Accuracy of the best Random Forest Classifier model (testing set): 0.7573872472783826


The accuracy score of model using the testing data is lower than that using the validation data by about 3%.

### Calculate the accuracy score for the Logistic Regression model using the test set data

In [16]:
# check the accuracy of the Logistic Regression model on the test data set
best_model_lg =  LogisticRegression(
    random_state=54321,
    solver='liblinear'
)

# fit the model
best_model_lg.fit(train_features, train_target)  

# score the model on the training data
score_test = best_model_lg.score(test_features, test_target)

# print the accuracy score of the best Logistic Regression model for the testing data set
print("Accuracy of the best Logistic Regression model (testing set):", score_test)

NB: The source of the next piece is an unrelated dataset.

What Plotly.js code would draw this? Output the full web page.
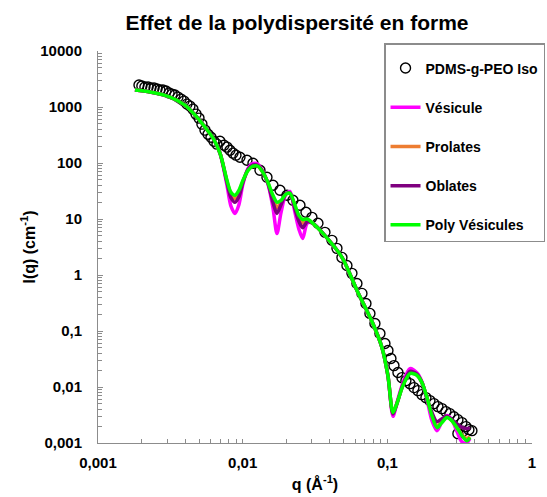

Accuracy of the best Logistic Regression model (testing set): 0.7589424572317263


The accuracy score of model using the testing data is slightly higher than that using the validation data, which is a solid result.

### Sanity check the model

In [23]:
# store df's features and target in variables
features = df.drop(['is_ultra'], axis=1)
target = df['is_ultra']

# set predictions equal to the target median
median_value = pd.Series(target.median(), index=target.index)

# sanity check accuracy score of the target vs. the target median value
sanity_check_result = accuracy_score(target, median_value) 

# print sanity check accuracy score
print("Sanity check accuracy score:", sanity_check_result)

Sanity check accuracy score: 0.693528313627878


The accuracy score of the best model is higher than the accuracy score of simply using the median value of the target as the prediction. The best model (the Decision Tree Classifier model) works better than a simple approach to guessing the most common target.

# Conclusion

The decision tree classifier model is the best model overall with an accuracy score of 78.22%.

The logistic regression model performed better than the random forest classifier model with an accuracy score of 75.89% vs. 75.73%, respectively. 

All three models beat our project's minimum accuracy score requirement of 75%.